A chastened Chancellor Angela Merkel made her way to Bratislava for Friday’s EU summit. The days of riding high are over. Her Christian Democratic Union (CDU) is down almost 10 points on its last federal election showing, exactly a year before the next.

Two weeks ago, the CDU suffered the latest humiliating defeat in Merkel’s eastern political homeland, finishing third behind the far-right Alternative für Deutschland (AfD) in a regional poll. On Sunday another CDU drubbing looms in Berlin’s city-state elections.

Pollsters attribute the slump almost exclusively to a fateful Merkel’s decision a year ago. On September 4, 2015, she set aside EU rules for 20,000 Syrian asylum seekers who set out on foot from Budapest to Austria and Germany. It was a leap of faith for Merkel, completely out of character for a woman who has patented a unique brand of pedantic pragmatism.

A year on, Germans are still arguing over whether it catalyzed an already growing migration wave across the continent. Was the chancellor’s “lone decision” (actually, she consulted her Social Democratic coalition partner in hasty phone calls) an outpouring of heart-rending humanity toward Syrians stuck in Hungary, or a display of narcissistic naiveté?

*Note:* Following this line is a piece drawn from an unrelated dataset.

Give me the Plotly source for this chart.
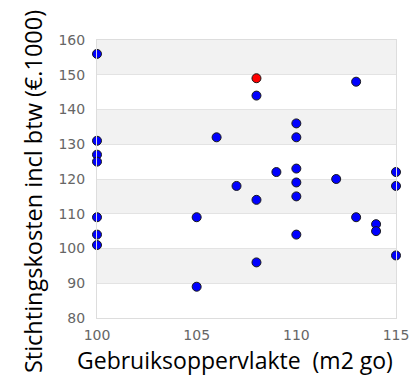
import plotly.graph_objects as go

# Gebruiksoppervlakte (m2 go) vs stichtingskosten (x 1000 euro)
opp = [100, 100, 100, 100, 100, 100, 100,
       105, 105, 106, 107,
       108, 108, 108,
       109,
       110, 110, 110, 110, 110, 110,
       112, 113, 113, 114, 114,
       115, 115, 115]
kosten = [156, 131, 127, 125, 109, 104, 101,
          109, 89, 132, 118,
          144, 114, 96,
          122,
          136, 132, 123, 119, 115, 104,
          120, 148, 109, 107, 105,
          122, 118, 98]

# highlighted project
opp_rood = [108]
kosten_rood = [149]

y_ticks = [80, 90, 100, 110, 120, 130, 140, 150, 160]
x_ticks = [100, 105, 110, 115]

fig = go.Figure()
fig.add_trace(go.Scatter(
    x=opp, y=kosten, mode="markers", cliponaxis=False,
    marker=dict(color="#0000ff", size=9, line=dict(color="#1a1a1a", width=1)),
))
fig.add_trace(go.Scatter(
    x=opp_rood, y=kosten_rood, mode="markers", cliponaxis=False,
    marker=dict(color="#ff0000", size=9, line=dict(color="#1a1a1a", width=1)),
))

# alternating grey bands
shapes = []
for i in range(len(y_ticks) - 1):
    if (len(y_ticks) - 2 - i) % 2 == 0:
        shapes.append(dict(type="rect", xref="paper", yref="y", x0=0, x1=1,
                           y0=y_ticks[i], y1=y_ticks[i + 1], layer="below",
                           fillcolor="#f2f2f2", line=dict(width=0)))

fig.update_layout(
    width=411, height=378, showlegend=False,
    margin=dict(l=97, r=15, t=40, b=60),
    paper_bgcolor="white", plot_bgcolor="white",
    shapes=shapes,
    font=dict(family="DejaVu Sans", color="#666666", size=14),
    xaxis=dict(
        range=[100, 115], tickvals=x_ticks, showgrid=False, zeroline=False,
        showline=True, linecolor="#dddddd", mirror=True, automargin=False,
        ticklabelstandoff=4,
    ),
    yaxis=dict(
        range=[80, 160], tickvals=y_ticks, showgrid=True, gridcolor="#e3e3e3",
        zeroline=False, showline=True, linecolor="#dddddd", mirror=True,
        automargin=False, ticklabelstandoff=8,
    ),
)
# axis titles as annotations: in the original they are not centred on the plot
fig.add_annotation(
    text="Gebruiksoppervlakte  (m2 go)",
    xref="paper", yref="paper", x=0.463, y=-0.152,
    xanchor="center", yanchor="middle", showarrow=False,
    font=dict(family="Open Sans", size=23, color="#000000"),
)
fig.add_annotation(
    text="Stichtingskosten incl btw (€.1000)", textangle=-90,
    xref="paper", yref="paper", x=-0.214, y=0.453,
    xanchor="center", yanchor="middle", showarrow=False,
    font=dict(family="Open Sans", size=23.5, color="#000000"),
)

# drop the default 8px body margin so the figure fills the window exactly
fig.write_html("out.html", config={"displayModeBar": False},
               post_script="document.body.style.margin = '0';")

Did scores of German volunteers give the exhausted arrivals a hearty welcome because they were anxious to finally do something for the poor people of war-torn Syria? Or were they, subconsciously, trying to convince their European neighbors and themselves that they were not the heartless monsters as they had so often been portrayed, most recently in the euro crisis? When the refugees trapped in Budapest chanted “Germany, Germany,” did they perceive it as a superpower or a soft touch ?

Many questions and few answers. Though numbers have slowed considerably now, still about 300,000 people have filed for asylum in Germany so far this year. The welcome has cooled rapidly since the New Year’s Eve sexual assaults of women in Cologne. July brought two attacks inspired by the so-called Islamic State (IS) which ended with the death of the perpetrators – both refugees – but caused no fatalities. (A US-style mass shooting perpetrated by a German-born schoolboy of Iranian descent in a shopping mall left nine people dead.) This week saw German special forces raid a suspected IS sleeper cell in northern Germany and neo-Nazi riots in the eastern city of Bautzen.

An increasingly isolated Merkel warns against linking Islamist violence directly to the refugee crisis. But many voters are doing just that and drifting to the far-right, anti-immigration AfD. At first the three-year-old party appealed to old-fashioned racists and neo-Nazis, but now it is pulling in support from all parties and from non-voters.

Many of these feel aggrieved that Merkel personally threw open Germany’s doors to an “uncontrolled” migration wave – asylum seekers but also economic migrants – without asking them. A related narrative has established itself in the media: that Germany’s refugee policy – like much of government policy in Berlin these days – is less about weighing up the national interest than about Merkel making lone, tactical decisions.

In a country that is culturally obsessed with plans, order, and control, a statistically irrelevant number of violent asylum seekers have made a statistically relevant number of people feel their chancellor is powerless and has no plan. These increasingly anxious people believe Germany – along with Austria, Sweden, Italy, and Greece – has been left holding the millions of migrants (and the associated risks), while the rest of the EU is washing its hands of it.

EU leaders have  a lot to discuss – above all Brexit. But the refugee issue hasn’t gone away. After failing to secure a burden-sharing deal with other capitals, Merkel pushed a controversial plan B: the refugee swap deal with Turkey. If that fails, the onus returns to EU leaders to reconsider burden-sharing that allows Merkel to save face with her voters.

If no deal is reached, and Germany is then hit by a major Islamist attack, Europe’s refugee crisis hand-sitters can congratulate themselves. They will have assisted Germany’s lurch to the hard right – and the fall of Angela Merkel.